Enhancing Quantum-ready QUBO-based Suppression for Object Detection with Appearance and Confidence Features
Keiichiro Yamamura, Toru Mitsutake, Hiroki Ishikura, Daiki Kusuhara, Akihiro Yoshida, Katsuki Fujisawa
TL;DR
The paper tackles the limitation of greedy NMS in crowded scenes by refining QUBO-based suppression to distinguish occluded objects from redundant predictions. It introduces QAQS and QAQS-C, which incorporate an SSIM-based appearance feature and the product of confidences into the QUBO coefficient matrix, with a faster SSIM implementation to maintain throughput. Empirical results on COCO and CrowdHuman show consistent improvements in mAP and mAR, especially in crowded scenarios, while preserving reasonable runtime using a classical solver and GPU-accelerated SSIM. The work also demonstrates a quantum-ready software design and outlines strategies for accelerating suppression via sparsity, paving the way for future quantum hardware benefits.
Abstract
Quadratic Unconstrained Binary Optimization (QUBO)-based suppression in object detection is known to have superiority to conventional Non-Maximum Suppression (NMS), especially for crowded scenes where NMS possibly suppresses the (partially-) occluded true positives with low confidence scores. Whereas existing QUBO formulations are less likely to miss occluded objects than NMS, there is room for improvement because existing QUBO formulations naively consider confidence scores and pairwise scores based on spatial overlap between predictions. This study proposes new QUBO formulations that aim to distinguish whether the overlap between predictions is due to the occlusion of objects or due to redundancy in prediction, i.e., multiple predictions for a single object. The proposed QUBO formulation integrates two features into the pairwise score of the existing QUBO formulation: i) the appearance feature calculated by the image similarity metric and ii) the product of confidence scores.
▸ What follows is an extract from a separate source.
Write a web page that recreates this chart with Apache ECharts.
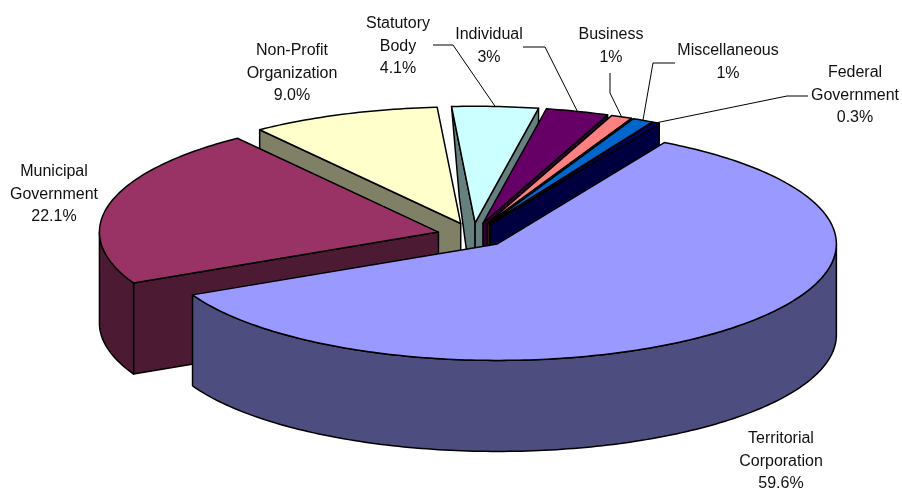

These features are derived from the hypothesis that redundant predictions share a similar appearance feature and (partially-) occluded objects have low confidence scores, respectively. The proposed methods demonstrate significant advancement over state-of-the-art QUBO-based suppression without a notable increase in runtime, achieving up to 4.54 points improvement in mAP and 9.89 points gain in mAR.